Quite often a client will come to us with an idea of what they want to do, physically. A proposed solution, if you like. The vast majority of the time, that’s completely valid. We can action this pre-disclosed solution, but more often than not we can add additional value to a project by understanding the motivation; by asking “Why?”.

Let’s chat about a recent project we completed for Organix, who approached us about creating a selection of graphics to go on the walls around their office. They’d just updated their packaging (award winning, fyi) and had some top level brand updates completed and they wanted to celebrate this. You guessed it, we asked “Why?”. And here’s a demonstration of how ‘why?’ is so effective.

From that simple dialogue we were able to ascertain the brief was actually two-fold. Making staff happy. Making visitors ‘buy in’ to the brand. Because both of these outcomes have a positive impact on the business.
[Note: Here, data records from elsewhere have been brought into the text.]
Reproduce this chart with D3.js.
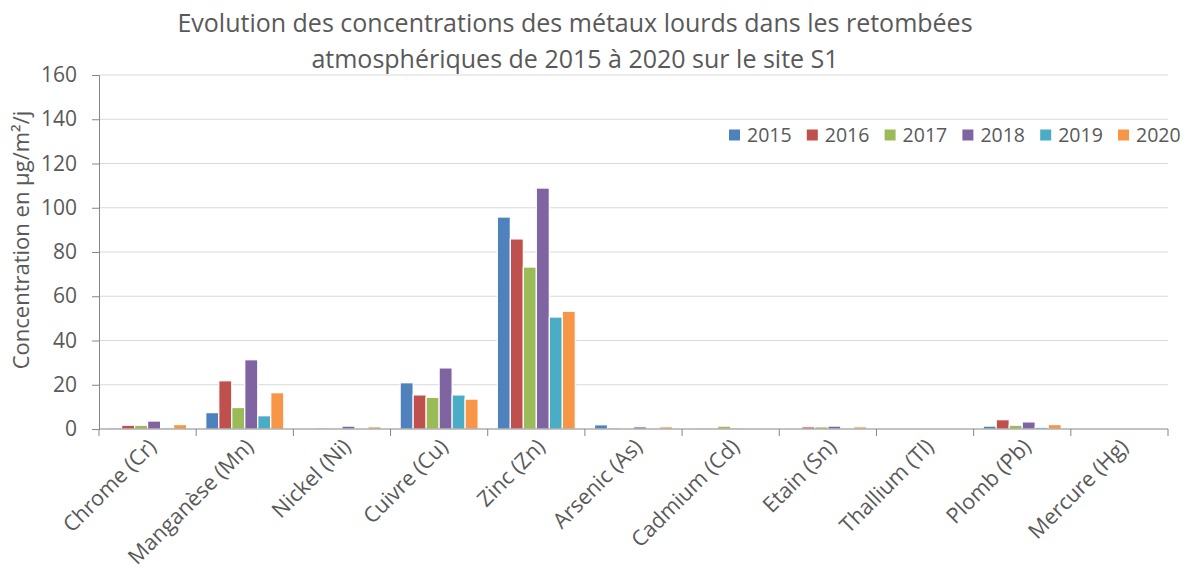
<!DOCTYPE html>
<html>
<head>
<meta charset="utf-8">
<script src="https://cdn.jsdelivr.net/npm/d3@7"></script>
<style>
  body { margin: 0; background: #fff; }
  svg { font-family: "Open Sans", Lato, sans-serif; }
</style>
</head>
<body>
<svg id="chart"></svg>
<script>
const metals = ["Chrome (Cr)", "Manganèse (Mn)", "Nickel (Ni)", "Cuivre (Cu)", "Zinc (Zn)",
  "Arsenic (As)", "Cadmium (Cd)", "Etain (Sn)", "Thallium (Tl)", "Plomb (Pb)", "Mercure (Hg)"];
const years = ["2015", "2016", "2017", "2018", "2019", "2020"];
const yTicks = [0, 20, 40, 60, 80, 100, 120, 140, 160];

// one array per year, in the order of metals
const v2015 = [0.6, 7.4, 0.2, 20.9, 95.8, 1.9, 0.1, 0.3, 0, 1.3, 0];
const v2016 = [1.7, 21.8, 0.6, 15.4, 85.9, 0.6, 0.1, 1.0, 0, 4.2, 0];
const v2017 = [1.7, 9.7, 0.5, 14.3, 73.2, 0.2, 1.3, 1.0, 0, 1.7, 0];
const v2018 = [3.6, 31.3, 1.3, 27.6, 108.9, 1.0, 0.1, 1.3, 0, 3.2, 0];
const v2019 = [0.6, 6.0, 0.2, 15.4, 50.6, 0.5, 0.1, 0.5, 0, 0.8, 0];
const v2020 = [2.0, 16.4, 1.0, 13.5, 53.2, 1.0, 0.1, 1.0, 0, 2.0, 0];
const series = [v2015, v2016, v2017, v2018, v2019, v2020];
const colors = ["#4F81BD", "#C0504D", "#9BBB59", "#8064A2", "#4BACC6", "#F79646"];

const width = 1187, height = 573;
const margin = { top: 75, right: 19, bottom: 144, left: 99 };
const innerWidth = width - margin.left - margin.right;
const innerHeight = height - margin.top - margin.bottom;
const textColor = "#595959";

const svg = d3.select("#chart").attr("width", width).attr("height", height);

// title
const title = svg.append("text")
  .attr("text-anchor", "middle")
  .attr("fill", textColor)
  .style("font-size", "25px");
title.append("tspan").attr("x", 575).attr("y", 32)
  .text("Evolution des concentrations des métaux lourds dans les retombées");
title.append("tspan").attr("x", 575).attr("y", 68)
  .text("atmosphériques de 2015 à 2020 sur le site S1");

const g = svg.append("g").attr("transform", `translate(${margin.left},${margin.top})`);

const x0 = d3.scaleBand().domain(metals).range([0, innerWidth]);
const x1 = d3.scaleBand().domain(years).range([9.6, x0.bandwidth() - 9.6]);
const y = d3.scaleLinear().domain([0, 160]).range([innerHeight, 0]);

// gridlines
g.append("g")
  .selectAll("line")
  .data(yTicks.slice(1))
  .join("line")
  .attr("x1", 0).attr("x2", innerWidth)
  .attr("y1", d => y(d)).attr("y2", d => y(d))
  .attr("stroke", "#d9d9d9").attr("stroke-width", 1);

// y axis
const yAxis = g.append("g")
  .call(d3.axisLeft(y).tickValues(yTicks).tickSize(7).tickPadding(15));
yAxis.select(".domain").attr("stroke", "#868686");
yAxis.selectAll(".tick line").attr("stroke", "#868686");
yAxis.selectAll(".tick text")
  .attr("fill", textColor)
  .style("font-size", "21px")
  .style("font-family", "'Open Sans', Lato, sans-serif");

g.append("text")
  .text("Concentration en µg/m²/j")
  .attr("transform", "rotate(-90)")
  .attr("x", -(240 - margin.top))
  .attr("y", -70)
  .attr("text-anchor", "middle")
  .attr("fill", textColor)
  .style("font-size", "22px");

// bars
const groups = g.append("g")
  .selectAll("g")
  .data(metals)
  .join("g")
  .attr("transform", d => `translate(${x0(d)},0)`);

groups.selectAll("rect")
  .data((m, i) => years.map((yr, k) => ({ year: yr, value: series[k][i], color: colors[k] })))
  .join("rect")
  .attr("x", d => x1(d.year))
  .attr("width", x1.bandwidth())
  .attr("y", d => y(d.value))
  .attr("height", d => innerHeight - y(d.value))
  .attr("fill", d => d.color)
  .attr("stroke", "#fff")
  .attr("stroke-width", 1.2);

// x axis
const xAxisG = g.append("g").attr("transform", `translate(0,${innerHeight})`);
xAxisG.append("line")
  .attr("x1", 0).attr("x2", innerWidth)
  .attr("stroke", "#868686");
xAxisG.selectAll(".sep")
  .data(d3.range(metals.length + 1))
  .join("line")
  .attr("class", "sep")
  .attr("x1", i => i * x0.bandwidth()).attr("x2", i => i * x0.bandwidth())
  .attr("y1", 0).attr("y2", 7)
  .attr("stroke", "#868686");
xAxisG.selectAll(".lbl")
  .data(metals)
  .join("text")
  .attr("class", "lbl")
  .attr("text-anchor", "end")
  .attr("fill", textColor)
  .style("font-size", "21.5px")
  .attr("transform", d => `translate(${x0(d) + x0.bandwidth() / 2 + 10},${19}) rotate(-45)`)
  .text(d => d);

// legend
const legend = svg.append("g").attr("transform", "translate(729,135)");
const items = legend.selectAll("g")
  .data(years)
  .join("g")
  .attr("transform", (d, i) => `translate(${i * 77.8},0)`);
items.append("rect")
  .attr("x", 0).attr("y", -5.5)
  .attr("width", 11).attr("height", 11)
  .attr("fill", (d, i) => colors[i]);
items.append("text")
  .attr("x", 18).attr("y", 0)
  .attr("dy", "0.35em")
  .attr("fill", textColor)
  .style("font-size", "19.5px")
  .text(d => d);
</script>
</body>
</html>
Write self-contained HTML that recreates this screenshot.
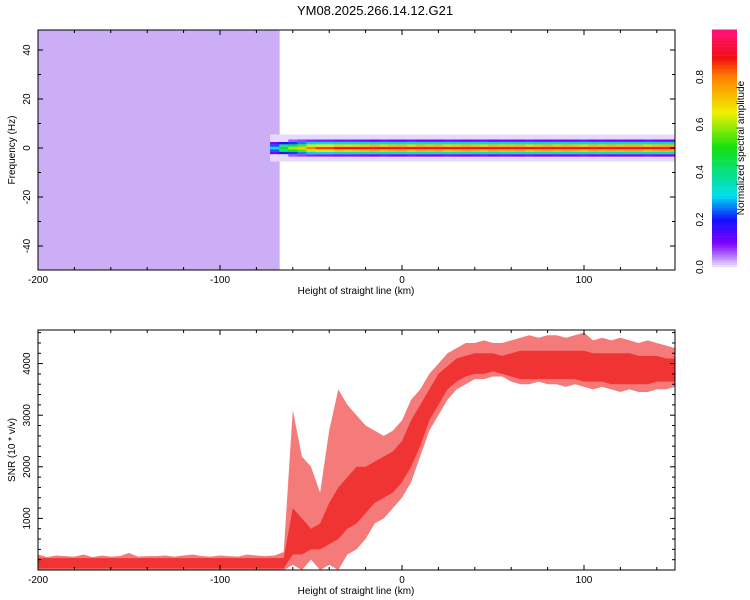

The constraints of the brief were a large office space and a desire to showcase their latest brand work.

We identified that for visitors the visiting experience was sometimes confusing and could be clearer, so it turned into a signage and wayfinding project too. We found that just writing values on the walls could be more engaging, so we created various magnetic spaces to encourage interaction and add multi-use functionality to each space – plus, who doesn’t like spelling out rude words with fridge magnets? We explored the idea of play and how we are more likely to be discouraged by society to engage with this in adulthood, but by making things oversized and making the staff member or visitor feel physically small we could encourage them to feel more like child-like and become more playful. Play drives innovation. We also found there was a gap in the visual language that was needed to join up the physical pack re-design and the brand values work. Ultimately, we added more value and we did this by asking one simple question, “Why?”.

So, mum and dad, that’s half my job... I’m still that annoying little boy that keeps asking “Why?” even when you think you’ve answered the question a dozen times. The difference is now, I get paid for that. From our business standpoint, it forms a lot of the ‘Clever’ in Pretty Clever.

The other half of my job? Physical output. With the answers from our questioning, we create physical things and experiences.

We start this process by researching other sectors and solutions to similar problems, visually and emotionally. It’s finding visual connections between the answers to ‘why’ and the elements of Michael’s ‘A-B-C’ model. It’s identifying or reaffirming who ‘A’ and ‘B’ actually are. It’s looking at things like how we can use colour, or lack thereof, to conjure an emotional response. It’s empathy through typography. It’s choosing the right materials. It’s moodboards. It’s touch, smell, taste, sight and sound.

It’s the translation of all of that ‘stuff’ into pretty things. The traditional things a design studio might output. It’s the printed comms, the logos, the visual identity systems, the appropriate UX and UI for a digital platform (ok, so we’re going to need to have another conversation about some of these other things at a later date). It’s the bit that most people see. The tangible. It’s a lot of the ‘Pretty’ in Pretty Clever, but also with some more ‘Clever’ thrown in.

So, Mum and Dad, that is what we do. That is how I spend a lot of my time. It’s how we at Pretty Clever add value to the design process. We explore our fascination in the physical and emotional reaction to communication. And then we create ‘stuff’ that replicates or represents that. Yes, like posters and leaflets and logos and websites. And if that sounds too wanky for you, you can always just tell people I colour stuff in for a living.